CHARNEY HALL WW1 Memorial
Louis’s original article in Cumbrian War Memorials provoked much discussion about Charney’s Memorial Hall and the possible whereabouts of the mythical WW1 memorial plaque.
Empathy is the last emotion that is bestowed upon the boys in a preparatory school who are miles away from family and home. We were all too much occupied with the struggle for our own survival! They say that competition is healthy - well we had plenty of that - in the classroom, on the playing fields, in the rifle range and in the school sports at the end of the Summer Term. Our parents saw a summary of the fruits of our labours neatly and concisely set out in our school reports - ‘could do much better’- can’t hit the ball to leg’- ‘doesn’t try hard enough’- ‘appears to be in a dream’- ‘is progressing well’……what!!

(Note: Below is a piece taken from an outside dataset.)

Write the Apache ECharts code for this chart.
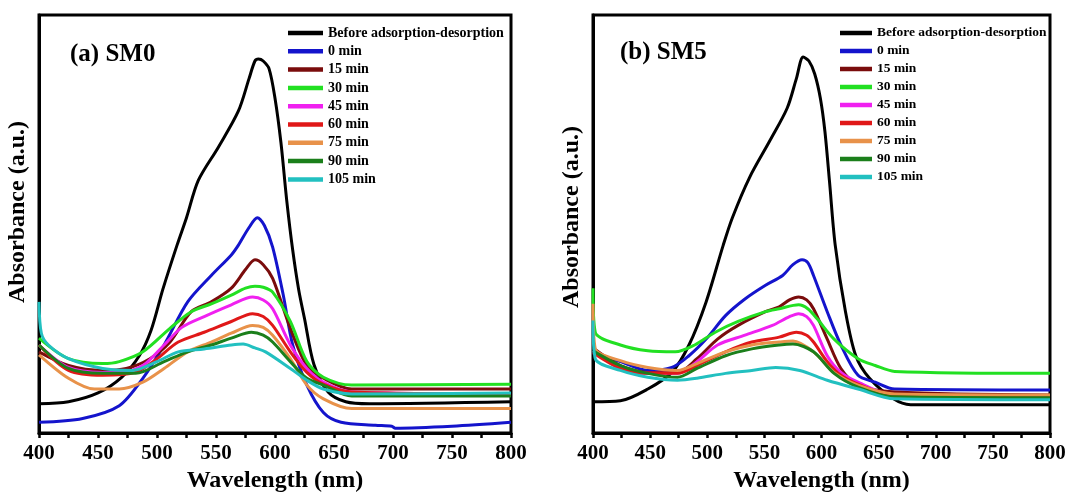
<!DOCTYPE html>
<html>
<head>
<meta charset="utf-8">
<title>Absorbance spectra SM0 / SM5</title>
<script src="https://cdn.jsdelivr.net/npm/echarts@6.0.0/dist/echarts.min.js"></script>
<style>
  html, body { margin: 0; padding: 0; background: #fff; }
  #main { width: 1070px; height: 498px; }
</style>
</head>
<body>
<div id="main"></div>
<script>
// wavelength ticks (nm)
var wlTicks = [400, 450, 500, 550, 600, 650, 700, 750, 800];
var names = ['Before adsorption-desorption', '0 min', '15 min', '30 min', '45 min', '60 min', '75 min', '90 min', '105 min'];
var colors = ['#000000', '#1414cc', '#7a0c0c', '#22e022', '#f020f0', '#e01818', '#e8924a', '#1b7f1b', '#22c0c0'];

// (a) SM0 : [wavelength, absorbance a.u.]
var aBefore = [[400,0.30],[425,0.32],[450,0.41],[470,0.57],[485,0.79],[495,1.05],[505,1.47],[517,1.92],[525,2.20],[535,2.58],[552,2.92],[569,3.29],[578,3.62],[583,3.80],[586,3.82],[590,3.80],[595,3.72],[600,3.42],[605,2.97],[610,2.37],[615,1.87],[620,1.47],[625,1.17],[633,0.70],[645,0.42],[660,0.32],[680,0.30],[800,0.32]];
var a0 = [[400,0.11],[437,0.15],[468,0.28],[488,0.56],[506,0.90],[526,1.34],[546,1.61],[563,1.82],[569,1.92],[578,2.10],[585,2.20],[591,2.12],[598,1.90],[607,1.41],[615,0.90],[627,0.49],[641,0.21],[656,0.11],[685,0.08],[699,0.07],[702,0.05],[750,0.07],[800,0.11]];
var a15 = [[400,0.83],[425,0.69],[454,0.64],[474,0.66],[494,0.76],[511,0.93],[529,1.24],[546,1.34],[563,1.48],[575,1.67],[583,1.77],[590,1.72],[598,1.58],[613,1.07],[627,0.69],[641,0.56],[665,0.45],[800,0.45]];
var a30 = [[400,0.97],[425,0.76],[454,0.71],[468,0.73],[488,0.83],[511,1.07],[529,1.24],[546,1.32],[563,1.41],[575,1.48],[583,1.50],[590,1.49],[598,1.44],[613,1.14],[627,0.73],[641,0.57],[665,0.49],[800,0.50]];
var a45 = [[400,0.90],[425,0.67],[454,0.62],[468,0.62],[488,0.69],[506,0.90],[521,1.08],[540,1.19],[563,1.31],[581,1.39],[590,1.36],[598,1.27],[613,0.90],[627,0.66],[641,0.52],[665,0.42],[800,0.40]];
var a60 = [[400,0.90],[425,0.64],[454,0.59],[482,0.62],[500,0.76],[518,0.93],[540,1.03],[563,1.14],[581,1.22],[590,1.19],[598,1.10],[613,0.83],[627,0.62],[641,0.50],[665,0.42],[800,0.40]];
var a75 = [[400,0.80],[425,0.56],[447,0.45],[468,0.45],[488,0.52],[506,0.66],[526,0.83],[546,0.93],[563,1.02],[581,1.10],[590,1.08],[598,1.00],[613,0.76],[627,0.49],[641,0.35],[665,0.25],[800,0.25]];
var a90 = [[400,0.90],[425,0.66],[454,0.61],[482,0.61],[506,0.73],[526,0.83],[546,0.90],[563,0.97],[580,1.03],[590,1.00],[598,0.93],[613,0.73],[627,0.56],[641,0.49],[665,0.38],[800,0.38]];
var a105 = [[400,1.34],[402,1.02],[408,0.90],[425,0.76],[454,0.66],[479,0.64],[500,0.73],[518,0.83],[540,0.86],[563,0.90],[573,0.91],[583,0.87],[592,0.83],[613,0.66],[627,0.54],[641,0.45],[665,0.40],[800,0.41]];

// (b) SM5
var bBefore = [[400,0.32],[424,0.33],[448,0.45],[469,0.62],[484,0.90],[499,1.34],[514,1.92],[522,2.20],[537,2.61],[555,2.99],[570,3.32],[578,3.62],[584,3.84],[589,3.80],[594,3.67],[599,3.42],[603,3.08],[607,2.57],[612,1.92],[621,1.24],[630,0.79],[642,0.56],[663,0.35],[678,0.29],[800,0.29]];
var b0 = [[400,0.82],[424,0.73],[448,0.64],[469,0.67],[484,0.79],[499,0.96],[516,1.20],[533,1.37],[551,1.51],[566,1.61],[575,1.72],[583,1.77],[588,1.74],[593,1.61],[605,1.24],[617,0.90],[632,0.59],[647,0.52],[664,0.45],[800,0.44]];
var b15 = [[400,0.87],[424,0.69],[448,0.62],[474,0.62],[491,0.76],[509,0.96],[527,1.10],[551,1.24],[563,1.29],[572,1.36],[580,1.39],[587,1.36],[593,1.27],[605,0.96],[617,0.66],[632,0.49],[664,0.42],[800,0.39]];
var b30 = [[400,1.48],[402,1.03],[424,0.90],[448,0.84],[472,0.83],[489,0.90],[507,1.03],[527,1.14],[551,1.24],[563,1.27],[580,1.31],[588,1.27],[596,1.17],[611,0.96],[632,0.76],[647,0.69],[664,0.63],[800,0.61]];
var b45 = [[400,0.84],[424,0.66],[448,0.61],[474,0.61],[491,0.73],[509,0.90],[533,1.00],[557,1.10],[572,1.19],[580,1.22],[587,1.19],[593,1.10],[605,0.79],[617,0.62],[632,0.52],[664,0.38],[800,0.37]];
var b60 = [[400,0.82],[424,0.66],[448,0.61],[474,0.61],[491,0.69],[516,0.83],[539,0.93],[563,0.98],[578,1.03],[587,1.00],[593,0.93],[605,0.73],[617,0.59],[632,0.50],[664,0.38],[800,0.37]];
var b75 = [[400,1.32],[402,0.86],[424,0.74],[448,0.67],[474,0.64],[491,0.71],[516,0.83],[539,0.90],[563,0.93],[575,0.94],[593,0.83],[611,0.62],[632,0.49],[664,0.40],[800,0.39]];
var b90 = [[400,0.84],[424,0.69],[448,0.61],[474,0.57],[491,0.66],[516,0.79],[539,0.86],[563,0.90],[575,0.91],[593,0.83],[611,0.61],[632,0.47],[664,0.37],[800,0.36]];
var b105 = [[400,1.15],[402,0.76],[424,0.64],[448,0.57],[474,0.54],[491,0.56],[516,0.61],[539,0.64],[560,0.67],[581,0.64],[605,0.54],[632,0.45],[664,0.35],[800,0.34]];

var panelA = [aBefore, a0, a15, a30, a45, a60, a75, a90, a105];
var panelB = [bBefore, b0, b15, b30, b45, b60, b75, b90, b105];

var serif = 'Liberation Serif';

function xAxisFor(gi) {
  return {
    gridIndex: gi, type: 'value', min: 400, max: 800, interval: 50,
    axisLine: { show: true, lineStyle: { color: '#000', width: 3 } },
    axisTick: { show: true, inside: false, length: 5, lineStyle: { color: '#000', width: 2.5 } },
    minorTick: { show: true, splitNumber: 2, length: 5, lineStyle: { color: '#000', width: 2.5 } },
    axisLabel: { color: '#000', fontFamily: serif, fontWeight: 'bold', fontSize: 21, margin: 10 },
    splitLine: { show: false },
    name: 'Wavelength (nm)', nameLocation: 'middle', nameGap: 34,
    nameTextStyle: { color: '#000', fontFamily: serif, fontWeight: 'bold', fontSize: 24 }
  };
}
function yAxisFor(gi) {
  return {
    gridIndex: gi, type: 'value', min: 0, max: 4.27,
    axisLine: { show: true, lineStyle: { color: '#000', width: 3 } },
    axisTick: { show: false }, axisLabel: { show: false }, splitLine: { show: false }
  };
}
// legend icon: a plain thick stroke (kept to its aspect inside the item box)
function legendFor(left, size, gap, width) {
  return {
    orient: 'vertical', left: left, top: 26, padding: 0,
    itemWidth: width, itemHeight: size, itemGap: gap, selectedMode: false,
    icon: 'path://M0,0H' + width + 'V4.5H0Z', symbolKeepAspect: true,
    data: names,
    textStyle: { color: '#000', fontFamily: serif, fontWeight: 'bold', fontSize: size }
  };
}

var series = [];
[panelA, panelB].forEach(function (panel, gi) {
  panel.forEach(function (d, i) {
    series.push({
      name: names[i], type: 'line', xAxisIndex: gi, yAxisIndex: gi,
      data: d, smooth: 0.3, symbol: 'none',
      lineStyle: { color: colors[i], width: 3 }, itemStyle: { color: colors[i] },
      z: 2 + i
    });
  });
});

var chart = echarts.init(document.getElementById('main'), null, { renderer: 'canvas' });
chart.setOption({
  backgroundColor: '#fff',
  animation: false,
  grid: [
    { left: 39, top: 15, width: 472, height: 427, show: true, borderColor: '#000', borderWidth: 3 },
    { left: 593, top: 15, width: 457, height: 427, show: true, borderColor: '#000', borderWidth: 3 }
  ],
  xAxis: [xAxisFor(0), xAxisFor(1)],
  yAxis: [yAxisFor(0), yAxisFor(1)],
  legend: [legendFor(288, 14, 4.3, 35), legendFor(840, 13.5, 4, 32)],
  graphic: [
    { type: 'text', left: 70, top: 42, style: { text: '(a) SM0', fill: '#000', font: 'bold 25px "Liberation Serif"' } },
    { type: 'text', left: 620, top: 40, style: { text: '(b) SM5', fill: '#000', font: 'bold 25px "Liberation Serif"' } },
    { type: 'text', x: 18, y: 212, rotation: Math.PI / 2,
      style: { text: 'Absorbance (a.u.)', fill: '#000', font: 'bold 24px "Liberation Serif"', align: 'center', verticalAlign: 'middle' } },
    { type: 'text', x: 572, y: 217, rotation: Math.PI / 2,
      style: { text: 'Absorbance (a.u.)', fill: '#000', font: 'bold 24px "Liberation Serif"', align: 'center', verticalAlign: 'middle' } }
  ],
  series: series
});
</script>
</body>
</html>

I suspect that empathy comes with love, with the responsibility of caring for a pet, with seeing others suffer, with having to deal with life’s experiences including death. Empathy is linked to the complexity of emotion and that is something that could not be laid bare at boarding school.
We were not exposed to the horrors of war except by courtesy of Pinewood Studios and the Sunday film. That was romanticised, sanitised even glorified and despite the possibility of death being around every corner we knew that it couldn’t possibly be us who would have to pay the ultimate price.

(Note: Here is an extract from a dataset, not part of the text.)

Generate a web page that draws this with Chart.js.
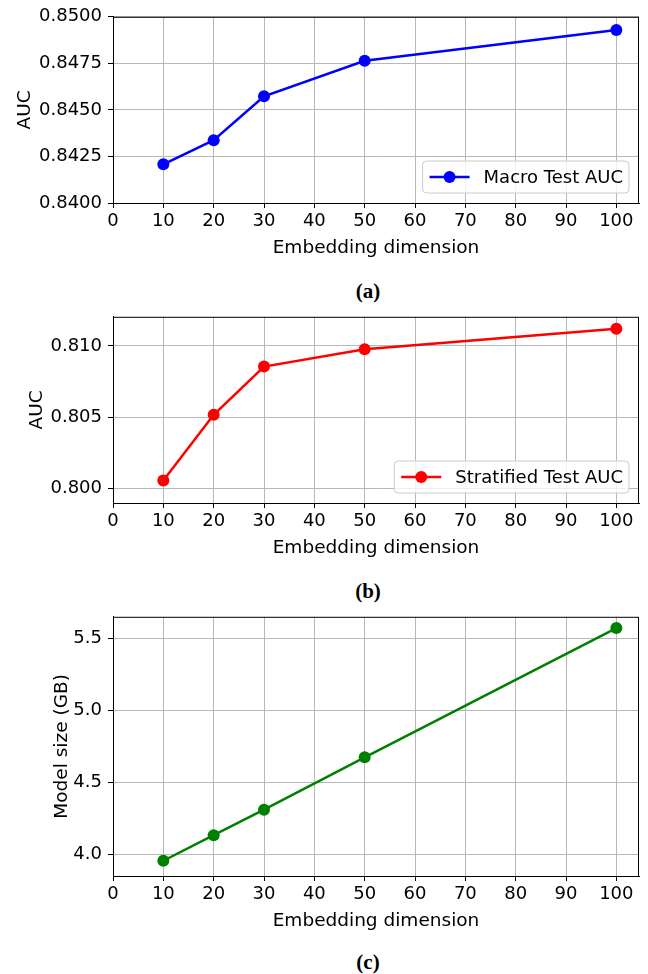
<!DOCTYPE html>
<html>
<head>
<meta charset="utf-8">
<script src="https://cdn.jsdelivr.net/npm/chart.js@4/dist/chart.umd.min.js"></script>
<style>
  body { margin: 0; background: #fff; width: 648px; height: 974px; position: relative; overflow: hidden; }
  .panel { position: absolute; left: 0; width: 648px; }
  .caption { position: absolute; left: 0; width: 736px; text-align: center; font-family: 'Liberation Serif', serif; font-weight: bold; font-size: 21px; color: #000; line-height: 21px; }
</style>
</head>
<body>
<div class="panel" style="top:0px;height:265px"><canvas id="chart-a"></canvas></div>
<div class="caption" style="top:281px">(a)</div>
<div class="panel" style="top:300px;height:265px"><canvas id="chart-b"></canvas></div>
<div class="caption" style="top:581px">(b)</div>
<div class="panel" style="top:600px;height:338px"><canvas id="chart-c"></canvas></div>
<div class="caption" style="top:952px">(c)</div>
<script>
const dims = [10, 20, 30, 50, 100];
const xTicks = [0, 10, 20, 30, 40, 50, 60, 70, 80, 90, 100];

const macroAuc = [0.84208, 0.84337, 0.84573, 0.84764, 0.84929];
const macroTicks = [0.8400, 0.8425, 0.8450, 0.8475, 0.8500];

const stratAuc = [0.80057, 0.80517, 0.80855, 0.80977, 0.81120];
const stratTicks = [0.800, 0.805, 0.810];

const modelSize = [3.956, 4.134, 4.311, 4.675, 5.574];
const sizeTicks = [4.0, 4.5, 5.0, 5.5];

const FONT = "'DejaVu Sans', sans-serif";

// matplotlib-ish frame + legend box in the lower right
const framePlugin = {
    id: 'frame',
    afterDraw(chart) {
        const {ctx, chartArea: a} = chart;
        ctx.save();
        ctx.strokeStyle = '#000';
        ctx.lineWidth = 1;
        ctx.strokeRect(a.left + 0.5, a.top + 0.5, a.right - a.left - 1, a.bottom - a.top);
        const ds = chart.data.datasets[0];
        if (chart.options.plugins.mplLegend.show) {
            ctx.font = '18px ' + FONT;
            const tw = ctx.measureText(ds.label).width;
            const w = 61 + tw + 6, h = 32;
            const x = a.right - 10 - w, y = a.bottom - 10 - h;
            ctx.beginPath();
            ctx.roundRect(x, y, w, h, 4);
            ctx.fillStyle = 'rgba(255,255,255,0.8)';
            ctx.fill();
            ctx.strokeStyle = '#cccccc';
            ctx.stroke();
            const cy = y + h / 2;
            ctx.strokeStyle = ds.borderColor;
            ctx.lineWidth = 2.5;
            ctx.beginPath();
            ctx.moveTo(x + 7, cy);
            ctx.lineTo(x + 47, cy);
            ctx.stroke();
            ctx.fillStyle = ds.borderColor;
            ctx.beginPath();
            ctx.arc(x + 27, cy, 6, 0, Math.PI * 2);
            ctx.fill();
            ctx.fillStyle = '#000';
            ctx.textBaseline = 'middle';
            ctx.fillText(ds.label, x + 61, cy + 1);
        }
        ctx.restore();
    }
};

function makeChart(canvasId, label, values, color, yMin, yMax, yTicks, decimals, yTitle, titlePad, padTop, showLegend) {
    const ctx = document.getElementById(canvasId).getContext('2d');
    return new Chart(ctx, {
        type: 'line',
        data: {
            datasets: [{
                label: label,
                data: dims.map((d, i) => ({x: d, y: values[i]})),
                borderColor: color,
                backgroundColor: color,
                borderWidth: 2.5,
                pointRadius: 6,
                pointBorderWidth: 0,
                tension: 0,
                fill: false,
            }],
        },
        options: {
            responsive: true,
            maintainAspectRatio: false,
            animation: false,
            layout: { padding: { top: padTop, right: 9, left: 0, bottom: 0 } },
            plugins: {
                legend: { display: false },
                tooltip: { enabled: false },
                mplLegend: { show: showLegend },
            },
            scales: {
                x: {
                    type: 'linear',
                    min: 0,
                    max: 104.5,
                    afterBuildTicks: s => { s.ticks = xTicks.map(v => ({value: v})); },
                    afterFit: s => { s.height = 62; },
                    grid: { color: '#b8b8b8', lineWidth: 1, tickLength: 5, tickColor: '#000' },
                    border: { display: true, color: '#000', width: 1 },
                    ticks: { color: '#000', padding: 3, maxRotation: 0, font: { family: FONT, size: 18 } },
                    title: {
                        display: true,
                        text: 'Embedding dimension',
                        color: '#000',
                        font: { family: FONT, size: 18.5 },
                        padding: { top: 0, bottom: 6 },
                    },
                },
                y: {
                    type: 'linear',
                    min: yMin,
                    max: yMax,
                    afterBuildTicks: s => { s.ticks = yTicks.map(v => ({value: v})); },
                    afterFit: s => { s.width = 113; },
                    grid: { color: '#b8b8b8', lineWidth: 1, tickLength: 5, tickColor: '#000' },
                    border: { display: true, color: '#000', width: 1 },
                    ticks: {
                        color: '#000',
                        padding: 6,
                        font: { family: FONT, size: 18 },
                        callback: v => Number(v).toFixed(decimals),
                    },
                    title: {
                        display: true,
                        text: yTitle,
                        color: '#000',
                        font: { family: FONT, size: 18.5 },
                        padding: { top: titlePad, bottom: 0 },
                    },
                },
            },
        },
        plugins: [framePlugin],
    });
}

makeChart('chart-a', 'Macro Test AUC', macroAuc, '#0000ff', 0.84, 0.85, macroTicks, 4, 'AUC', 14, 14, true);
makeChart('chart-b', 'Stratified Test AUC', stratAuc, '#ff0000', 0.79899, 0.81204, stratTicks, 3, 'AUC', 26, 15, true);
makeChart('chart-c', 'Model size', modelSize, '#008000', 3.850, 5.652, sizeTicks, 1, 'Model size (GB)', 51, 15, false);
</script>
</body>
</html>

So the lists of names on a sheet of cast metal meant nothing to us unless there was a familial connection. Even then we would have been too young to remember - there would have been no direct emotional connection.
No wonder we cannot agree about the whereabouts of the WW1 Memorial plaque!

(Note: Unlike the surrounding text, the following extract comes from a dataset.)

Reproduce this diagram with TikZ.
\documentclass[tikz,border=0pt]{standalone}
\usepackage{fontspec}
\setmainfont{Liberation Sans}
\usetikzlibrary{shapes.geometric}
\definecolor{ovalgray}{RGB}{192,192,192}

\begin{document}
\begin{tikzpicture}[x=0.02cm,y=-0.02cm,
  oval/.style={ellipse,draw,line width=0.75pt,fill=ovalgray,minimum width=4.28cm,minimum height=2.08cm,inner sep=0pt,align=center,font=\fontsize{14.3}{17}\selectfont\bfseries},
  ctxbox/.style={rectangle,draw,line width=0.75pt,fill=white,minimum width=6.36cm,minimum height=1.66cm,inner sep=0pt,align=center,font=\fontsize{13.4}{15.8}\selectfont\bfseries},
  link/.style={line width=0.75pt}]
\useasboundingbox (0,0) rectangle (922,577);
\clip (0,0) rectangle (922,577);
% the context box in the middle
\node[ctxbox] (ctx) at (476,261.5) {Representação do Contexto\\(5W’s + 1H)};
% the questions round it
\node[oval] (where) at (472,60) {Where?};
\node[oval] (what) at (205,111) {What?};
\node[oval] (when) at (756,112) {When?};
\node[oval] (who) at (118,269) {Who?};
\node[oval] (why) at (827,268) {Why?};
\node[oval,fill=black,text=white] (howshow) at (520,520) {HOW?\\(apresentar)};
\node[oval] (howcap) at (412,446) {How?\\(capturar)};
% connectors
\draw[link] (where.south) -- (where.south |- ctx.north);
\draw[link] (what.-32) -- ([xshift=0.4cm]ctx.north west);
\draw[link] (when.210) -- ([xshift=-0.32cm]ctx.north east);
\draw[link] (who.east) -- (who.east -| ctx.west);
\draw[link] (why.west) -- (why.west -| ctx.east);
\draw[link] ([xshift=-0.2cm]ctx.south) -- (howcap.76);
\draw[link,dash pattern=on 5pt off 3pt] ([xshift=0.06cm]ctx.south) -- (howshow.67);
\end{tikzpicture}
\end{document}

I think that we may now have at last solved at least part of the mystery. The CH Notes of 1924 reported that there was a consensus of opinion to erect a ‘small Hall’ in memory of the fallen instead of the customary Church memorial. Upon completion of the new building by November 1923 a temporary ‘panel’ was placed on the south wall*(presumably the gable end). The plaque lists the 26 old boys who gave their lives for King and country in the Great War. The design was illustrated in the Notes (see above).
However it is possible that a permanent memorial in the form of a bronze plaque was never commissioned as there appears to be no reference to it in future editions of the Notes.
Alumni will recall that a carved keystone, which can be clearly seen in the photograph above, was built into the porch over the arched entrance.
The Hall was opened on Sunday 4 November 1923 by the Bishop of Barrow, The Right Reverend Campbell West-Watson (1909-1926).
A different question now arises - What happened to the ‘temporary panel’ which it is highly likely was hung on picture cord, was sign-painted and made of redwood or pitch pine?
* infuriatingly there does not appear to be a photograph of the interior of the south wall in existence.